If you never use your credit card to draw cash, you can instruct your bank to reduce the limit to zero.
Just because you qualify for a large credit facility doesn’t mean you should accept it. If you don’t need access to a large amount of credit, ask your bank to reduce the credit limit on your card. You can always apply for it to be increased at a later stage, if you need it.
A 70-year-old pensioner who is a customer of Standard Bank called Personal Finance this week to report how she fell for a phishing scam. She had only R600 in her transaction account, so the fraudsters raided her credit card up to the limit of R3 000 – an enormous loss for someone living on a limited fixed income.
You may qualify for a hefty overdraft – and consider it a nice-to-have – but if you don’t need it, reduce it to the bare minimum. Besides, an overdraft can be a debt trap for the ill-disciplined.
You may be able to apply online for an increase in your overdraft facility, but you can’t increase it; an increase would be subject to an affordability assessment.
The electronic account limit applies to the payment of beneficiaries and once-off payments (done on your internet banking profile) in any month. It does not apply to transfers between accounts or to debit orders on your account. It applies only to payments made by you in a month.
You can set this limit, but a very high limit exposes you to the risk of losing a large amount of money if a fraudster gains access to your internet banking profile.
Using your most recent three bank statements, work out how much money you typically spend in payments each month and set the limit accordingly.
A phone call to your bank is all it takes to reduce the limit. Some banks make it just as easy for you to increase the limit. For example, on Standard Bank’s new internet banking site, customers can increase the limit to R500 000. If you’re uncomfortable with that, and the obvious risk it poses to you in the event of fraud, you can revert to using the bank’s old site.
Many people use their home loan accounts to stash extra cash – in other words, they pay more than they’re required to each month. But in order to access this money, you need what is generically known as an access facility. This enables you to draw any “pre-paid” funds (surplus), but not “repaid funds”.
If you want to protect the pre-paid funds in your home loan, consider deactivating your access facility. But first check with your bank that you will still be able to transfer extra funds into your home loan account.
FNB and Standard Bank allow you to deactivate the access facility and you are still able to pay extra into your bond, but you can’t transfer funds out of it. This safeguards you in the event of online banking fraud. If you need to access any pre-paid funds, you can apply to the bank to reactivate the facility.
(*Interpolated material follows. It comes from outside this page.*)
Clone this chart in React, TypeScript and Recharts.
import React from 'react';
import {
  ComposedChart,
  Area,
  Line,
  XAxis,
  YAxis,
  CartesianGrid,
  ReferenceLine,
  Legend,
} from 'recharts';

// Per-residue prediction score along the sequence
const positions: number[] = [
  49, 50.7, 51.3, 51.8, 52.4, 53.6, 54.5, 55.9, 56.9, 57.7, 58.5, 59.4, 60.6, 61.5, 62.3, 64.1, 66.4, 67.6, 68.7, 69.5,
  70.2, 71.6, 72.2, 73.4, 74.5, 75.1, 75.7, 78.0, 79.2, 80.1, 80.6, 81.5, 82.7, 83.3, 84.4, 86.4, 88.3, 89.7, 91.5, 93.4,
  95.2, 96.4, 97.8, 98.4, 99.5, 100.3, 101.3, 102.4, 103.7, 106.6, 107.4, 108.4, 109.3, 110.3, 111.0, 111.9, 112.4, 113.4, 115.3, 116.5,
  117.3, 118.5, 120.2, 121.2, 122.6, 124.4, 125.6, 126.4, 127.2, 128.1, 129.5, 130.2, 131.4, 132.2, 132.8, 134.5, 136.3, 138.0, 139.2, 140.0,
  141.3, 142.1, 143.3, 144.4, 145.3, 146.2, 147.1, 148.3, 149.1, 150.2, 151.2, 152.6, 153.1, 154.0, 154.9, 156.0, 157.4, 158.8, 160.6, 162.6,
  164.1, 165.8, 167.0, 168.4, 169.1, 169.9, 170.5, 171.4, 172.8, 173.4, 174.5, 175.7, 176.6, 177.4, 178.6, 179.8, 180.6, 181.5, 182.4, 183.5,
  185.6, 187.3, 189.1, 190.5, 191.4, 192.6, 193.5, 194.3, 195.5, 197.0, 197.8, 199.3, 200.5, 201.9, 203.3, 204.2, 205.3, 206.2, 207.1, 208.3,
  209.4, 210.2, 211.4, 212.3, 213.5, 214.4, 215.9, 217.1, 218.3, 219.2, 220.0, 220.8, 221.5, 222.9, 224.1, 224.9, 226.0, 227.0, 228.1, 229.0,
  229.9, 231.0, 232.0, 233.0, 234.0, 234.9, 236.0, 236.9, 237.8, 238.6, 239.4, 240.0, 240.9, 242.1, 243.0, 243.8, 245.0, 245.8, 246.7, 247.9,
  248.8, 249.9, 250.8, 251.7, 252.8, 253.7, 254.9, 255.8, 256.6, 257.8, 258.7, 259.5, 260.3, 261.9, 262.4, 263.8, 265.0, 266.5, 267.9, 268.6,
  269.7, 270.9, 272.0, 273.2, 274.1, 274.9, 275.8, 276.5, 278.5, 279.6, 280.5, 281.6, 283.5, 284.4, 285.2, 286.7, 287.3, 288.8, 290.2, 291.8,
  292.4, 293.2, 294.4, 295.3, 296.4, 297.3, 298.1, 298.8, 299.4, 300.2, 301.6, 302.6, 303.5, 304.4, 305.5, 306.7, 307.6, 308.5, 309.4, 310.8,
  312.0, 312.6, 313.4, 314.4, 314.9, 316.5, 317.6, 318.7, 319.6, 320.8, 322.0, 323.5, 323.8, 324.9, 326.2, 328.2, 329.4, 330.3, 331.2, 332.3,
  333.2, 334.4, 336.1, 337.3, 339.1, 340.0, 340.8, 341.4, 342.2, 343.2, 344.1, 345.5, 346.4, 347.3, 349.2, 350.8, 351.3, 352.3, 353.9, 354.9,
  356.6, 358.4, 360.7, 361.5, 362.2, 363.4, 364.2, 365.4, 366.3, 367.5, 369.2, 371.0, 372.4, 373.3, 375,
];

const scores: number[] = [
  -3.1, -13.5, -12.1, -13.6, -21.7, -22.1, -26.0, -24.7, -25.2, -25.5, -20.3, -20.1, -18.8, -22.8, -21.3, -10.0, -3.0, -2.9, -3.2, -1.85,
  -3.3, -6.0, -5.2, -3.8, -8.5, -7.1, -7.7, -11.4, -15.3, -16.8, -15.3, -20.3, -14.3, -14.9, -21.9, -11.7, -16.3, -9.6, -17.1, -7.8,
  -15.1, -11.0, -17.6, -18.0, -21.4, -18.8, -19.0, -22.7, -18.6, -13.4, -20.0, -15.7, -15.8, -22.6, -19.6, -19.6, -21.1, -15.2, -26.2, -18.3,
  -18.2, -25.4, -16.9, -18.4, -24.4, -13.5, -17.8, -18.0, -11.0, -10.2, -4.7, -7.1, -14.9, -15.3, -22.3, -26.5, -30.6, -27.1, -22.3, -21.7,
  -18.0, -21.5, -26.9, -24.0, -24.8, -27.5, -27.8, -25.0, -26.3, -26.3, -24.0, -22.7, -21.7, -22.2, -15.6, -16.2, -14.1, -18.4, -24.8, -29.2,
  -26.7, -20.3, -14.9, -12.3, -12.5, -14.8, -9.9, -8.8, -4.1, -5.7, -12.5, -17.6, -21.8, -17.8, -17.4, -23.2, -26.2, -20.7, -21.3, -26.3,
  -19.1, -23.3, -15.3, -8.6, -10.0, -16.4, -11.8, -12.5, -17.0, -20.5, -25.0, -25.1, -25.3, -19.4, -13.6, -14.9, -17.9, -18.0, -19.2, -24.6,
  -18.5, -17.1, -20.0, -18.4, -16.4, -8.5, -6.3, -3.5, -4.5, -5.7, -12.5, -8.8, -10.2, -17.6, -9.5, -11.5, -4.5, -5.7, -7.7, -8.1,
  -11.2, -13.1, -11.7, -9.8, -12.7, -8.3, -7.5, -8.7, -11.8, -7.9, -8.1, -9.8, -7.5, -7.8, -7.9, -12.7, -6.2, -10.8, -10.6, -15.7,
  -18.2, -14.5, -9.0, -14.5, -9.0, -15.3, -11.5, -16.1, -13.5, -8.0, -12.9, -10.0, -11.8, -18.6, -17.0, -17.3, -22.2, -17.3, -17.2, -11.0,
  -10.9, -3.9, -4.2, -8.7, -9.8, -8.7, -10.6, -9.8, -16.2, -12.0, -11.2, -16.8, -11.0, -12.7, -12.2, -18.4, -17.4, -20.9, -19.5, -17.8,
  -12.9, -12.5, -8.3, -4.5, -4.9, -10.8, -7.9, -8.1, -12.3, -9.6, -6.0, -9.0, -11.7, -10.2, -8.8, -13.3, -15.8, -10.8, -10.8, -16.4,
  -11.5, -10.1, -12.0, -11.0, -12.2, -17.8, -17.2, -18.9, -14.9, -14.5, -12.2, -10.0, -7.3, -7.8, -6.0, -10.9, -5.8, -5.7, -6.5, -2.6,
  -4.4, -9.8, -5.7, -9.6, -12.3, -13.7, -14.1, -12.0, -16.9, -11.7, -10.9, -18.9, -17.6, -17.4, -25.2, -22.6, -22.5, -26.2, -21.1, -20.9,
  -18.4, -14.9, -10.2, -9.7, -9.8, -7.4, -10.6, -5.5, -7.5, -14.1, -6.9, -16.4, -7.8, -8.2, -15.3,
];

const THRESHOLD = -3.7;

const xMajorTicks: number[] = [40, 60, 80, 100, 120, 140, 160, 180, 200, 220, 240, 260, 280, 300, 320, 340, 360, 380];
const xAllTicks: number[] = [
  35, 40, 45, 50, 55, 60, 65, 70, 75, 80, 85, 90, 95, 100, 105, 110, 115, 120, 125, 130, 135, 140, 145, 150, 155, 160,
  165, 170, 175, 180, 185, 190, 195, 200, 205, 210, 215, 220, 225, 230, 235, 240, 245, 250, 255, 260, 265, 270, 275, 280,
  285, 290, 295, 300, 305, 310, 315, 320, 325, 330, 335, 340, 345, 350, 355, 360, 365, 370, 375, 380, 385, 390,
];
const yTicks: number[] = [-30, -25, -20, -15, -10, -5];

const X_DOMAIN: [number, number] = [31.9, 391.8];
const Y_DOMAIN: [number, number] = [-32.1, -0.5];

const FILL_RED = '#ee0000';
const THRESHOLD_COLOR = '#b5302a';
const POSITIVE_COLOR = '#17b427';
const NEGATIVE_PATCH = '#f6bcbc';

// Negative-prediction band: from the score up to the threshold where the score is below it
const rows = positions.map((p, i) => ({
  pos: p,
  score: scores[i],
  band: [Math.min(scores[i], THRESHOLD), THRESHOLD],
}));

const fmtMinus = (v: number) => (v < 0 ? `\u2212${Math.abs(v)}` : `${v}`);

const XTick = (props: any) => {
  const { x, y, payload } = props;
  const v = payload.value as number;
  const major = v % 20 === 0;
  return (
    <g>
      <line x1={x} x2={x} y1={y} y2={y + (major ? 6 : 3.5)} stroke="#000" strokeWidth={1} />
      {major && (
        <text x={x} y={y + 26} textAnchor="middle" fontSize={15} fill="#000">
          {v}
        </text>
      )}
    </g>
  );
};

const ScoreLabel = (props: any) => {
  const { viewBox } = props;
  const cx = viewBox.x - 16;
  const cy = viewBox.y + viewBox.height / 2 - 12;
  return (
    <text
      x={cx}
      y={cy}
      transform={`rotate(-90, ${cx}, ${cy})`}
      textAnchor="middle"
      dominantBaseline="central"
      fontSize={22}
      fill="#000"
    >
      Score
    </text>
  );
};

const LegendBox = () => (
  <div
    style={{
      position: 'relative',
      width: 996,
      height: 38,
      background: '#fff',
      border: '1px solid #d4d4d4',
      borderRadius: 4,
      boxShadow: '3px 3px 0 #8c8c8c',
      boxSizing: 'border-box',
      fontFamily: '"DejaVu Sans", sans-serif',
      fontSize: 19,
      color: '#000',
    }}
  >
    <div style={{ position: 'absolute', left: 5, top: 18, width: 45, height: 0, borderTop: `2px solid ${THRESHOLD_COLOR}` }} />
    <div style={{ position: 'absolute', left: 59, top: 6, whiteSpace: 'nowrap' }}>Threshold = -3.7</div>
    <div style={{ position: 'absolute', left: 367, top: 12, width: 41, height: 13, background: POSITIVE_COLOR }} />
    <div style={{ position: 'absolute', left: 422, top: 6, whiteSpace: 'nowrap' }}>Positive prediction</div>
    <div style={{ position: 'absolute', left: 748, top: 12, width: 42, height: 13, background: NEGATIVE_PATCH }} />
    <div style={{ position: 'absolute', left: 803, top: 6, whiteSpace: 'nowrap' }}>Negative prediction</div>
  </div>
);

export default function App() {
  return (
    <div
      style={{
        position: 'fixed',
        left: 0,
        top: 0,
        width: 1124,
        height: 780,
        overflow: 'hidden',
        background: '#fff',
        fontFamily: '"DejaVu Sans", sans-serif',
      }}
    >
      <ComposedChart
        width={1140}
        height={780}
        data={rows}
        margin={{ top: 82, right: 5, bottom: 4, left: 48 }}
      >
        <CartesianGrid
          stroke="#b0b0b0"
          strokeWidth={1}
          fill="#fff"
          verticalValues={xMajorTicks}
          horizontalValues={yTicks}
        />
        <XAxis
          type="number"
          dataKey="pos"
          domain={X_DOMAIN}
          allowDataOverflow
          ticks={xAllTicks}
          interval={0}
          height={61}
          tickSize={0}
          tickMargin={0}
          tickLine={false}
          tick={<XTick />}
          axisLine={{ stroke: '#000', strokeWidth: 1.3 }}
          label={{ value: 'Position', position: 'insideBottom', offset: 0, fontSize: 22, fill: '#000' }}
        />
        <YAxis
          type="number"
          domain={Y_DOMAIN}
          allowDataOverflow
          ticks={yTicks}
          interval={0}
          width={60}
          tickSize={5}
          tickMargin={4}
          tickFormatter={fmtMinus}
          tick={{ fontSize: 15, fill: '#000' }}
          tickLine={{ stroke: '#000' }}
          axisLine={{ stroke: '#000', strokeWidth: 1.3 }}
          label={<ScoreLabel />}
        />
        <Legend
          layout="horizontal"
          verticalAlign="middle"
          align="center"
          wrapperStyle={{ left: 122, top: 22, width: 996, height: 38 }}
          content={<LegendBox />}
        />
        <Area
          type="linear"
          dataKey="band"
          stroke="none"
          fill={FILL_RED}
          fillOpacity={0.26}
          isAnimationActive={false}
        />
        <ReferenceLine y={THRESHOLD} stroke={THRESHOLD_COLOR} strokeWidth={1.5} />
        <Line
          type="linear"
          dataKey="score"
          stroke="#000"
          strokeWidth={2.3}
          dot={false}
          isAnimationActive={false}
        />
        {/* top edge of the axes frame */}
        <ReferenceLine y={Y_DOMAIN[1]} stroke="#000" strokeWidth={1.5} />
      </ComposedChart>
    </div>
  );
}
WHAT THE NCA SAYS ABOUT CREDIT LIMITS
Increases in credit limits are governed by section 119 of the National Credit Act. Advocate Clive Pillay, the Ombudsman for Banking Services, says the section provides for the following situations:
* A temporary increase in your credit limit on condition that the original credit limit will apply after a specified period. In this case, a new affordability assessment does not have to be conducted. For example, your overdraft facility is R3 000 and you’ve used R2 500. You need R1 000 to buy school uniforms. You call your bank and ask for your overdraft to be increased by R500 until your salary has been paid. Your limit will revert to R3 000 on pay day.
* If you orally or in writing ask your bank to increase your credit limit permanently, a new affordability assessment must be conducted.
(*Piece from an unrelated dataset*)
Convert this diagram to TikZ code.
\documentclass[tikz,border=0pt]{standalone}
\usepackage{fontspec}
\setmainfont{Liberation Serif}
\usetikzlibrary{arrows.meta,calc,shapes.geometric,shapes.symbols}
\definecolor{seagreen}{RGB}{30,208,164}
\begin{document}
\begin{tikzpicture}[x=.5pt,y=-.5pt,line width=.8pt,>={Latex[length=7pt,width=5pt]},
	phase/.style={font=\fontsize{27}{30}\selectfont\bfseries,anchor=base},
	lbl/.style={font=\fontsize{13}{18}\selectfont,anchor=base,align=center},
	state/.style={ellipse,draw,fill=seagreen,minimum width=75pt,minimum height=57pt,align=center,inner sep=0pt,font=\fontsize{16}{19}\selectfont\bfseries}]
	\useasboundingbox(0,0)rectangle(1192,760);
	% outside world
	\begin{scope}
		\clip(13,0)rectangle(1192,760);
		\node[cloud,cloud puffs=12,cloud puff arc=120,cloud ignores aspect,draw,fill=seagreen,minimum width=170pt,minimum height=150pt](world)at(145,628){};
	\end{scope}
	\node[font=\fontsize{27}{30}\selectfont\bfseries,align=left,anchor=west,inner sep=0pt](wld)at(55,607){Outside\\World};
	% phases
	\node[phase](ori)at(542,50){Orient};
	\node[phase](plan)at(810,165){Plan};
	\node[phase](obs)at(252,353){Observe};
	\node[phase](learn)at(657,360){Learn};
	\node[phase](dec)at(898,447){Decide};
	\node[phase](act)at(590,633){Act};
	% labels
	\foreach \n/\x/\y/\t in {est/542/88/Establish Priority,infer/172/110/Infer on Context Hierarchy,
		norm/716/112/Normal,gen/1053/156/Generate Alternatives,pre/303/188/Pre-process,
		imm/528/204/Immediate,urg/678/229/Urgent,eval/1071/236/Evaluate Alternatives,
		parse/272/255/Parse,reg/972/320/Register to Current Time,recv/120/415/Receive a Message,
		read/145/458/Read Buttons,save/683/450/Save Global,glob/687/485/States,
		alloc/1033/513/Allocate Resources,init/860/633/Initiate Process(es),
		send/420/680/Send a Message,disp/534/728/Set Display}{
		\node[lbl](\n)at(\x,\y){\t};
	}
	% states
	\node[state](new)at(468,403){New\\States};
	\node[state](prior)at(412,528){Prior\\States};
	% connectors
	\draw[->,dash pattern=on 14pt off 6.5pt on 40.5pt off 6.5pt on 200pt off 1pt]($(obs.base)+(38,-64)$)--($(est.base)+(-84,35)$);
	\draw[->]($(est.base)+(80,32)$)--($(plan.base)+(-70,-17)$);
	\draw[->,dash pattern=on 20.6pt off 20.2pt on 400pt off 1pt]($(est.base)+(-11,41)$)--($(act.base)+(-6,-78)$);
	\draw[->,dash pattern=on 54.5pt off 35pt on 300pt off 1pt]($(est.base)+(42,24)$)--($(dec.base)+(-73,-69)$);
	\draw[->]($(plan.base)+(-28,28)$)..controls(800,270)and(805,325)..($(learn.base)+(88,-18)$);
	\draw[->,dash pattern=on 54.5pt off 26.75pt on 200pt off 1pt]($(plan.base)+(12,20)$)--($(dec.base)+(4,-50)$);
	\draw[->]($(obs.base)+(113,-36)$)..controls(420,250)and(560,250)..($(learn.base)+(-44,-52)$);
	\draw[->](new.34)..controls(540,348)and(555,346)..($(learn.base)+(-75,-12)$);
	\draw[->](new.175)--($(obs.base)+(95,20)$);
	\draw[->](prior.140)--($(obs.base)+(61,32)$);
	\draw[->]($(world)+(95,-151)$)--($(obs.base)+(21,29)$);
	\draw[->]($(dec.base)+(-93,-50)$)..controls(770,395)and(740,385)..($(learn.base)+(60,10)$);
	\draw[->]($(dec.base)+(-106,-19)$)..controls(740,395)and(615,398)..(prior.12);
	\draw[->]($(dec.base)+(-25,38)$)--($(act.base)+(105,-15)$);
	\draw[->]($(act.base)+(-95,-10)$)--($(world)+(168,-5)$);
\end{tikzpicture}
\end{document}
* If you agree to an increase in your credit limit in response to a written proposal by your bank, your credit limit may be increased, but a new affordability assessment must be conducted before extra credit is granted to you.
For example, you receive an SMS from your bank offering to increase your credit card limit. If you ignore it, your limit will stay the same. If you accept the offer, the bank must carry out an affordability assessment.
* Your bank may increase your credit limit if, when you apply for a credit facility or at any time thereafter, you in writing opt for automatic increases from time to time. This increase is subject to two conditions:
–– The authorisation to increase your credit limit must be separate to your credit agreement. This is an attempt to ensure that you understand the implications of giving the bank this authority.
– The increase can be applied only once a year and by an amount not exceeding the lesser of the average monthly purchases or cash advances (withdrawals) charged to your credit facility (in the preceding 12 months), or the average monthly payments made by you (in the preceding 12 months).
For example, you have an overdraft facility and you have authorised the bank to increase the limit automatically. If your overdraft is R10 000 and the average monthly spend on your overdraft is R10 000, your limit can be increased by no more than R10 000.
But if you are paying, on average, only R5 000 a month on the overdraft, the bank can’t increase your limit by more than R5 000.
Be very careful when giving your bank such authority, Pillay says.
Debt counsellor Philip Nortjie says automatic credit-limit increases can easily result in over-indebtedness and could be reckless lending, because no affordability assessment is required.
Your bank will never ask you to log into your internet banking profile via a link in an email. This is a common ploy by fraudsters. They are subtle. They may send you an email that appears to be from your bank’s loyalty rewards programme, asking you to update your personal information. Or an email that is ostensibly from the South African Revenue Service, prompting you to claim a refund from the taxman. In either case, there will be a link embedded in the email. Don’t click on it. If you have even the slightest suspicion that, by clicking on a link embedded in an email, you might have compromised the safety of your bank account, deactivate your online banking profile immediately.
Guard your banking details – and guard your bank card, too. If an ATM retains your card, cancel the card on the spot. And if an ATM looks like it has been tampered with, don’t use it.
YOUR BANK’S COMMITMENT TO YOU
“To provide reliable banking and payment systems services and take reasonable care to make these services safe and secure.” This is your bank’s “key commitment” to you, in terms of the Code of Banking Practice.
Similarly, you are required to take “due and proper care” when you bank.
The banks are quick to remind you of your failure to take due and proper care when you have fallen for a phishing attack. But you should be mindful of the bank’s commitment to you, Clive Pillay, the Ombudsman for Banking Services, advises.